Alex Neve, secrétaire général d’Amnistie internationale Canada, juge grave le comportement du premier ministre Stephen Harper et de son gouvernement : « Le refus borné du gouvernement de protéger les droits fondamentaux d’Omar Khadr n’est plus seulement embarrassant. Sur la scène internationale, la position du Canada comme pays qui défend les droits de la personne universels est devenue une moquerie ». Amir Attaran, professeur de droit à l’Université d’Ottawa, se montre très pessimiste : « Les Américains sont disposés à utiliser des preuves obtenues sous la torture, poursuit-il, découragé. Ils sont disposés à utiliser des preuves provenant de témoignages qui ont été modifiés ou altérés après les faits. C’est digne de la fiction. Ça n’arrive pas dans les vrais tribunaux.

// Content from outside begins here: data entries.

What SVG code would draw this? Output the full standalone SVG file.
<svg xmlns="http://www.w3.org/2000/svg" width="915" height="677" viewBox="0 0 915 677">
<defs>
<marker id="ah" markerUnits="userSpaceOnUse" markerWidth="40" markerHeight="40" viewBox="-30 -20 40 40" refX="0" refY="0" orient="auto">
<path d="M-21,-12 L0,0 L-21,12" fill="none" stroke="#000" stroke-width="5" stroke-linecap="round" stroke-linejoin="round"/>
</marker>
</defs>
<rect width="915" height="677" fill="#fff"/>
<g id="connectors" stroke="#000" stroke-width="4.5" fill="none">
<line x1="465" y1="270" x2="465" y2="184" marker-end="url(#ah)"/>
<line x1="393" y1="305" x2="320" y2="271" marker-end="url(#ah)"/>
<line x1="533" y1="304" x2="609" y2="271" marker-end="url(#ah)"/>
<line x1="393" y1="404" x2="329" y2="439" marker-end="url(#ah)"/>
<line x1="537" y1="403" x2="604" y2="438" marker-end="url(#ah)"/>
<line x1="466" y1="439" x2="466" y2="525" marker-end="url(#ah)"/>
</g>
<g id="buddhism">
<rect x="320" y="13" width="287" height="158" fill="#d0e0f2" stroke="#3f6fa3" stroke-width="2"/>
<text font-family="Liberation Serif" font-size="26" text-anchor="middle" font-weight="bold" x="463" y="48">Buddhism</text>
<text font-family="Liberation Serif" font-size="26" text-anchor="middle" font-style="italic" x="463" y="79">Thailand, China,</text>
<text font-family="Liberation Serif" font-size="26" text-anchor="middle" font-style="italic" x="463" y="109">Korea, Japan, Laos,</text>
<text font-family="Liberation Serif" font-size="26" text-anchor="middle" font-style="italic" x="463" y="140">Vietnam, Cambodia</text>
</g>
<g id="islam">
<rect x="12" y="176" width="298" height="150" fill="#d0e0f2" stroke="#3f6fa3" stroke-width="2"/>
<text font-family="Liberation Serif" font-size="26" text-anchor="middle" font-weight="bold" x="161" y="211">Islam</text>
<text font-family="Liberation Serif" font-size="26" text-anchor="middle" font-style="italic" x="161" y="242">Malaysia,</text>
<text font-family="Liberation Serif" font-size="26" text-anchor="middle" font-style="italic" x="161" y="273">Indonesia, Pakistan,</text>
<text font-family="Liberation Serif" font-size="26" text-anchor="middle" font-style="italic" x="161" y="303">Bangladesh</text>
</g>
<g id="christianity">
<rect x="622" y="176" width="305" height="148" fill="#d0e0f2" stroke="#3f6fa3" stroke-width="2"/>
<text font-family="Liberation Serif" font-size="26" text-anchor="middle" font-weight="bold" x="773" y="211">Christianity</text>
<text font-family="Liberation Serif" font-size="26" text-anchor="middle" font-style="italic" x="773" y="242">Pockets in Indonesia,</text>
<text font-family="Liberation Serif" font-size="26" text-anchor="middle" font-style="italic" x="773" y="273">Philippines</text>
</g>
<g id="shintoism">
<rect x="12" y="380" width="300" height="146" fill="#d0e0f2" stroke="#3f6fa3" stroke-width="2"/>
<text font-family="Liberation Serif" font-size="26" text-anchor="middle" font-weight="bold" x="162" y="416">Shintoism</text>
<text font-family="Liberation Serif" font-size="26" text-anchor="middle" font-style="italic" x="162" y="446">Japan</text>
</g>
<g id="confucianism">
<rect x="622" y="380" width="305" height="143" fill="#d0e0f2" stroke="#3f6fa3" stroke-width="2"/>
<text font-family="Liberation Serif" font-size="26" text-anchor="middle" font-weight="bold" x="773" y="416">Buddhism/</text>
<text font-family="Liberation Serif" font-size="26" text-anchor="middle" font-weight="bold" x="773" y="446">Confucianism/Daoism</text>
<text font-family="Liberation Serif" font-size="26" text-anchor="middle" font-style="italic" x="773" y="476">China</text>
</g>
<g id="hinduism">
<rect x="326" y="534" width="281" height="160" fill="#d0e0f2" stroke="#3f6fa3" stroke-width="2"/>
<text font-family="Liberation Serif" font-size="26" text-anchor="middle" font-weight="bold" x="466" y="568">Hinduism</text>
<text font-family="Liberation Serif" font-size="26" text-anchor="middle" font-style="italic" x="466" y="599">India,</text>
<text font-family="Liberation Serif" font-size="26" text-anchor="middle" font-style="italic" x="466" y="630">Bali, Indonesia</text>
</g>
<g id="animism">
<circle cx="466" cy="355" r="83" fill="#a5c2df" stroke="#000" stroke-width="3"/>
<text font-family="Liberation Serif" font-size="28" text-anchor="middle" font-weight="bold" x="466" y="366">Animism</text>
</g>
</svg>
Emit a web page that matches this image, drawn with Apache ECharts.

Et finalement, dans les pays civilisés, les enfants ne sont pas traînés en justice pour des crimes de guerre. [...] Peu importe quand le procès débutera, la seule certitude qu’on peut avoir, c’est que les États-Unis, en allant de l’avant, violeront les exigences d’équité et de transparence nécessaires à tout processus judiciaire dans le monde civilisé ».

Et Stephen Harper se fait complice de ces dénis de justice.